#### EXERCISE INPUTS:
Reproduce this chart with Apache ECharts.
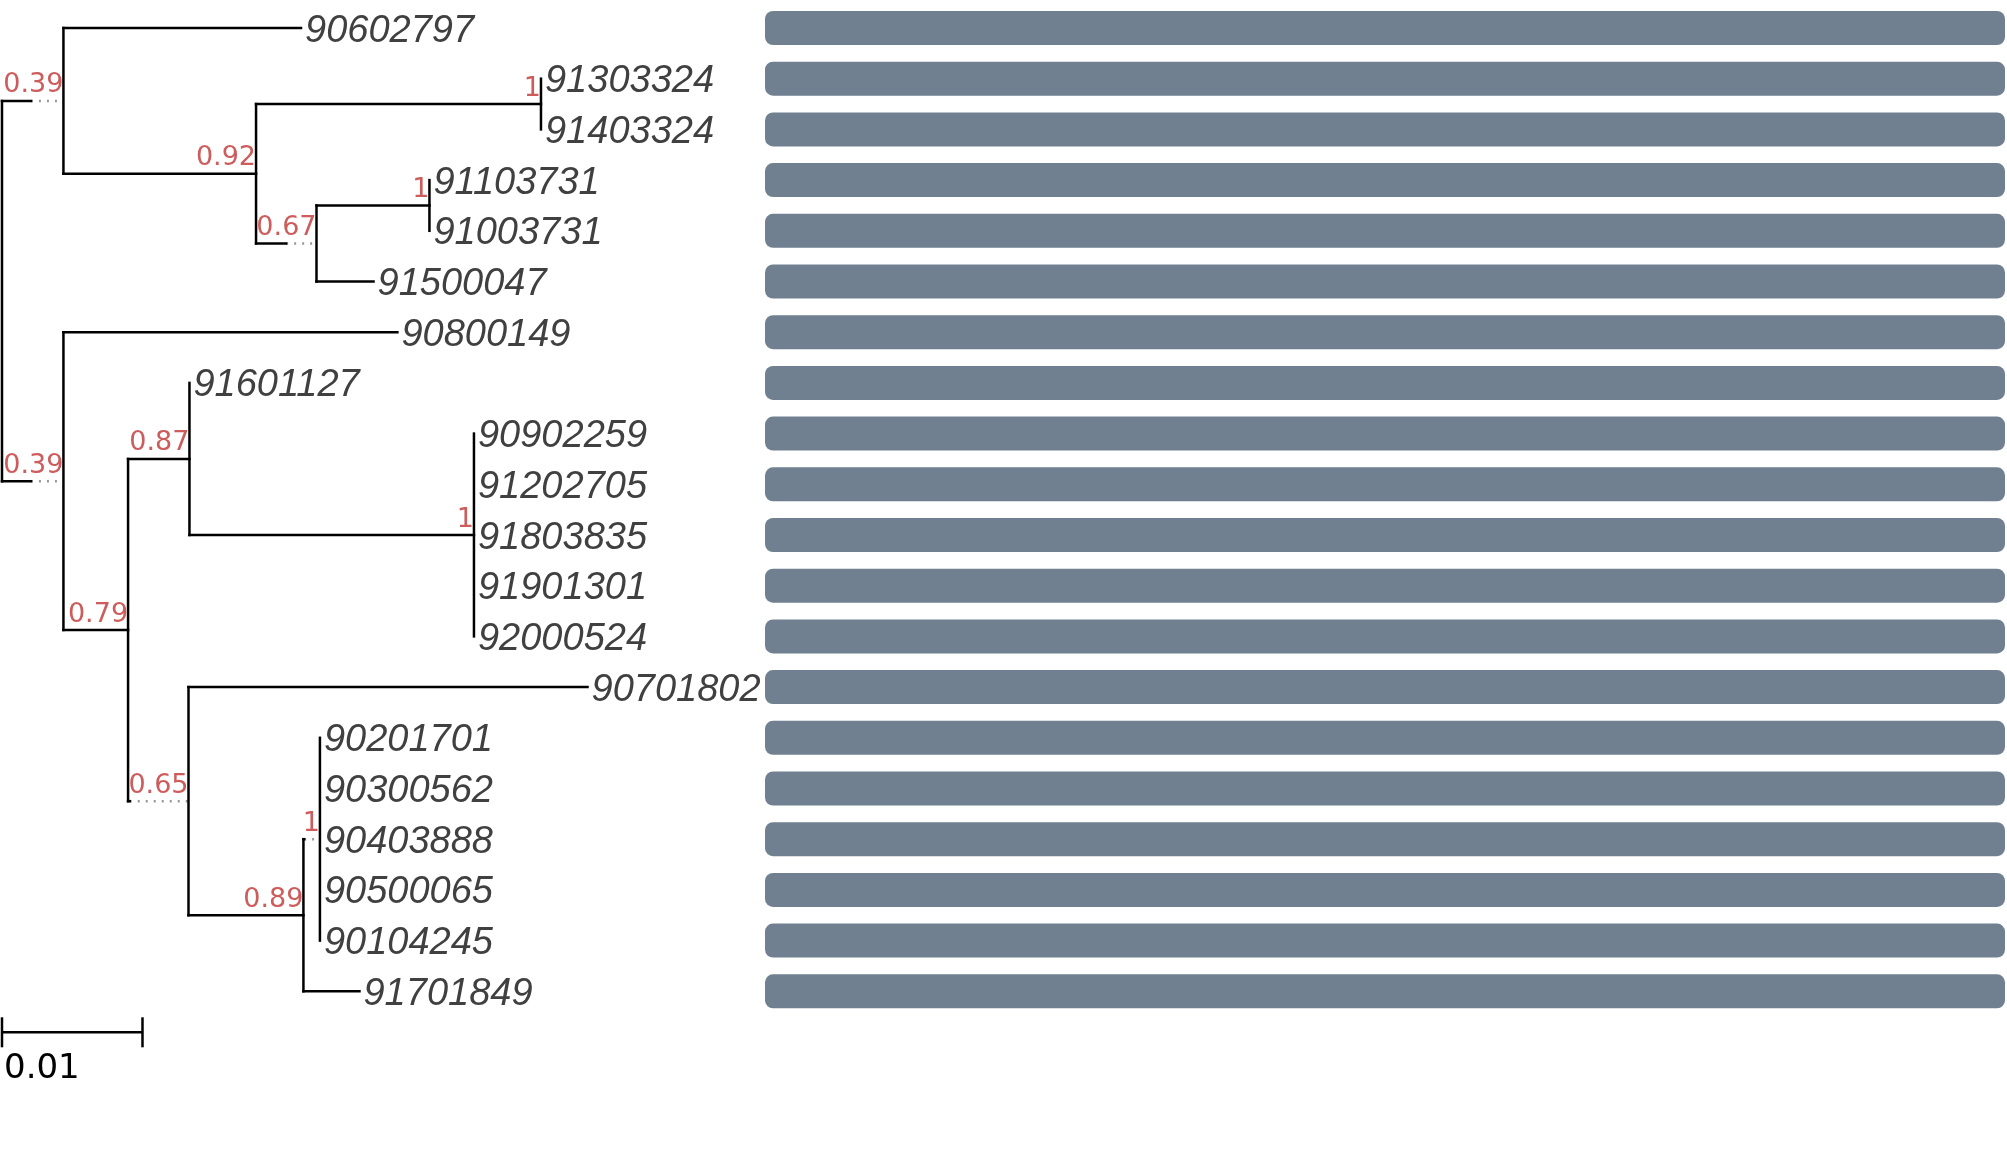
--
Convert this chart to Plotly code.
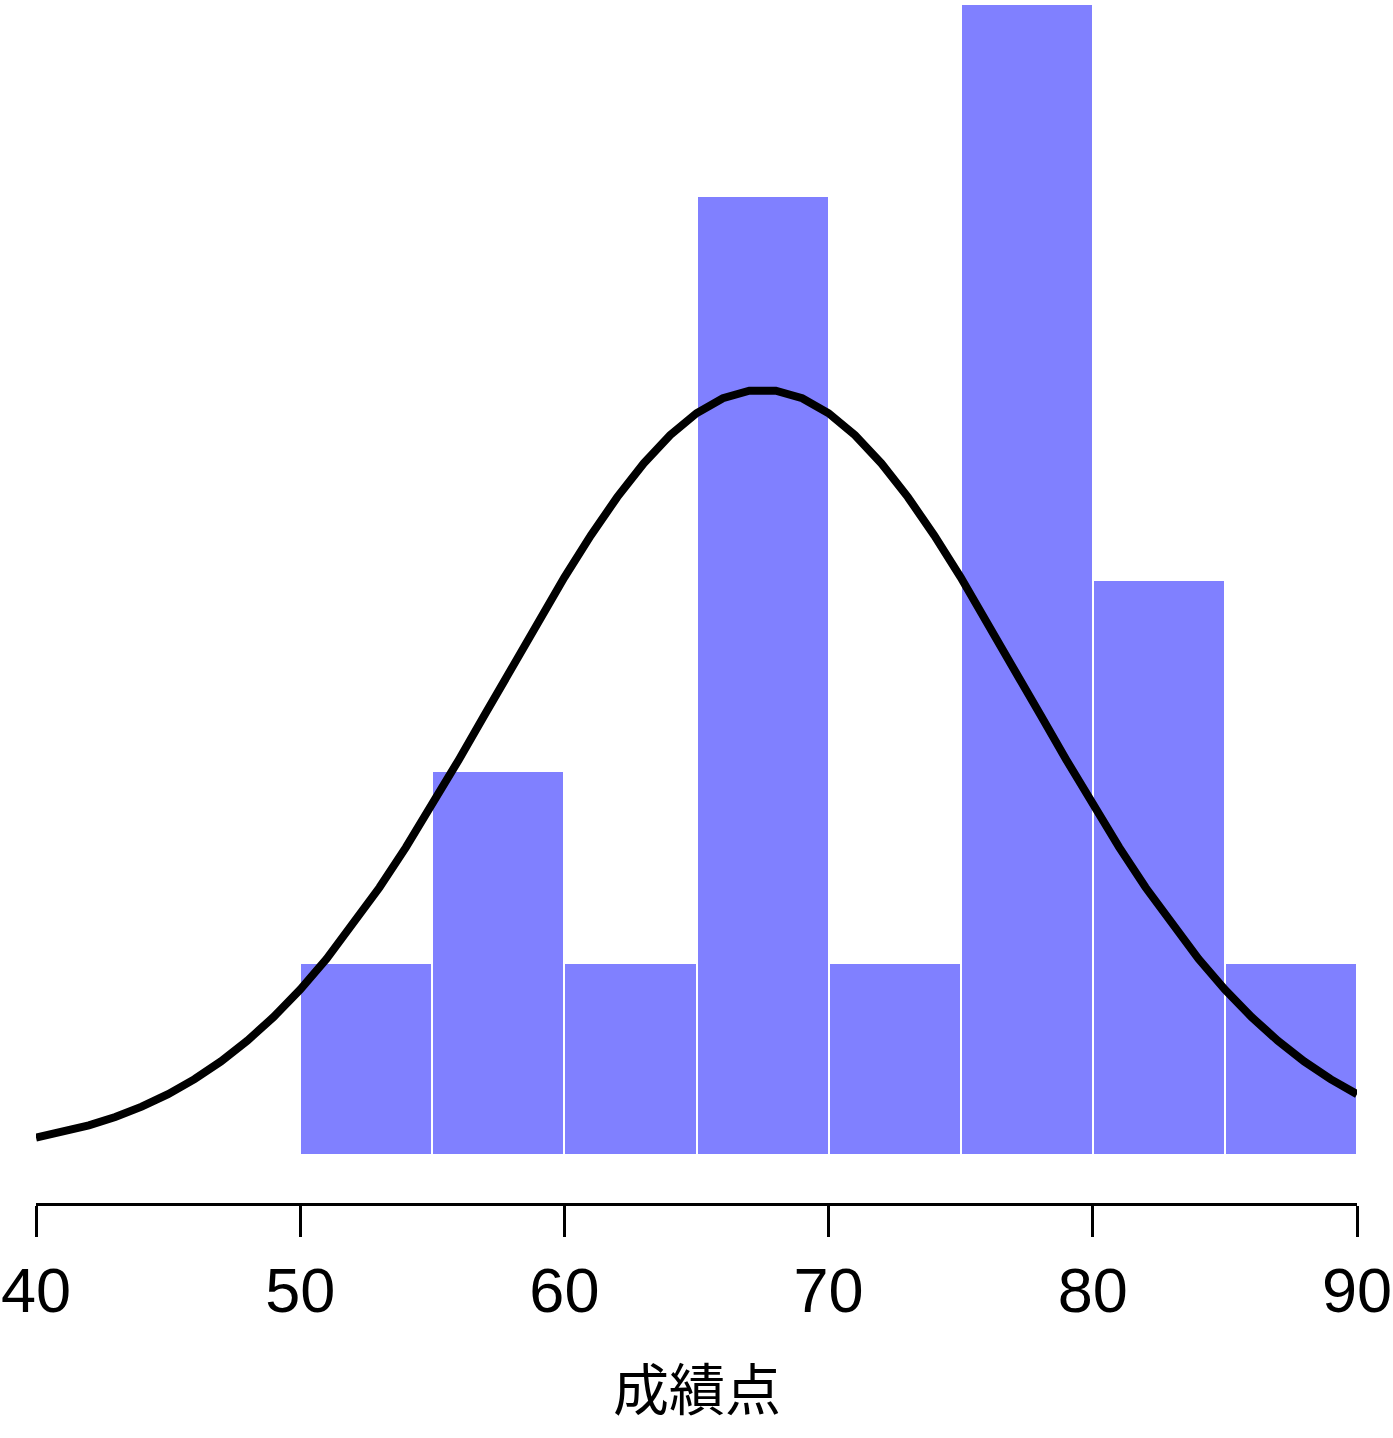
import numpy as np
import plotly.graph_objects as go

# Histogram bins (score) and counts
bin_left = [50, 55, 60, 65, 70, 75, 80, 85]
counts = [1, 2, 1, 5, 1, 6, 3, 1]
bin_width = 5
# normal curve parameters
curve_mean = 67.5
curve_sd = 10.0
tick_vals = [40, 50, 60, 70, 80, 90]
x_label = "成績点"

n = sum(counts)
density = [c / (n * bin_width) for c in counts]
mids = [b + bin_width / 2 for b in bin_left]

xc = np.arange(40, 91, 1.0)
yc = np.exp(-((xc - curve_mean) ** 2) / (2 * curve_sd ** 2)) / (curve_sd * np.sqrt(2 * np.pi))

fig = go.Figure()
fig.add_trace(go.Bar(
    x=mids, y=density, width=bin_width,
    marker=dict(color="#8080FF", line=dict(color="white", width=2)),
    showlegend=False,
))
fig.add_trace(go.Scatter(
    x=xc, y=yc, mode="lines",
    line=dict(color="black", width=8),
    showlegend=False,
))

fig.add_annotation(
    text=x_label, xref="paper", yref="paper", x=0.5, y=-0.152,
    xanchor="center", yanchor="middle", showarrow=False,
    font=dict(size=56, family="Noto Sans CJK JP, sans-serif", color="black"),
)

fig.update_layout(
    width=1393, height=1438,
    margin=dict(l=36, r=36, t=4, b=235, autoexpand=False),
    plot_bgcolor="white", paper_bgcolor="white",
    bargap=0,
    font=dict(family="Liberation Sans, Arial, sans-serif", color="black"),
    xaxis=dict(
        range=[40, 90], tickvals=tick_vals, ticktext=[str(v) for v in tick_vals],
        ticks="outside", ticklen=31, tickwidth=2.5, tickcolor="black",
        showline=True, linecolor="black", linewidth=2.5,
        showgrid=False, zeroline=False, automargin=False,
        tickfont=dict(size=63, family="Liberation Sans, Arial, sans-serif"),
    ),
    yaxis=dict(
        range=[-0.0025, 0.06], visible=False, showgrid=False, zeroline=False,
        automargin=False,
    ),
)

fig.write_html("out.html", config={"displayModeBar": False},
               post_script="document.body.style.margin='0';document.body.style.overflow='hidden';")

#### WHAT THE TASK ASKS:
Copy out exactly the material that runs from the line with "Convert this chart to Plotly code." to the line with "yc = np.exp(-((xc", ends included, and leave the pictures behind.

#### ANSWER TO THIS TASK:
Convert this chart to Plotly code.
import numpy as np
import plotly.graph_objects as go

# Histogram bins (score) and counts
bin_left = [50, 55, 60, 65, 70, 75, 80, 85]
counts = [1, 2, 1, 5, 1, 6, 3, 1]
bin_width = 5
# normal curve parameters
curve_mean = 67.5
curve_sd = 10.0
tick_vals = [40, 50, 60, 70, 80, 90]
x_label = "成績点"

n = sum(counts)
density = [c / (n * bin_width) for c in counts]
mids = [b + bin_width / 2 for b in bin_left]

xc = np.arange(40, 91, 1.0)
yc = np.exp(-((xc - curve_mean) ** 2) / (2 * curve_sd ** 2)) / (curve_sd * np.sqrt(2 * np.pi))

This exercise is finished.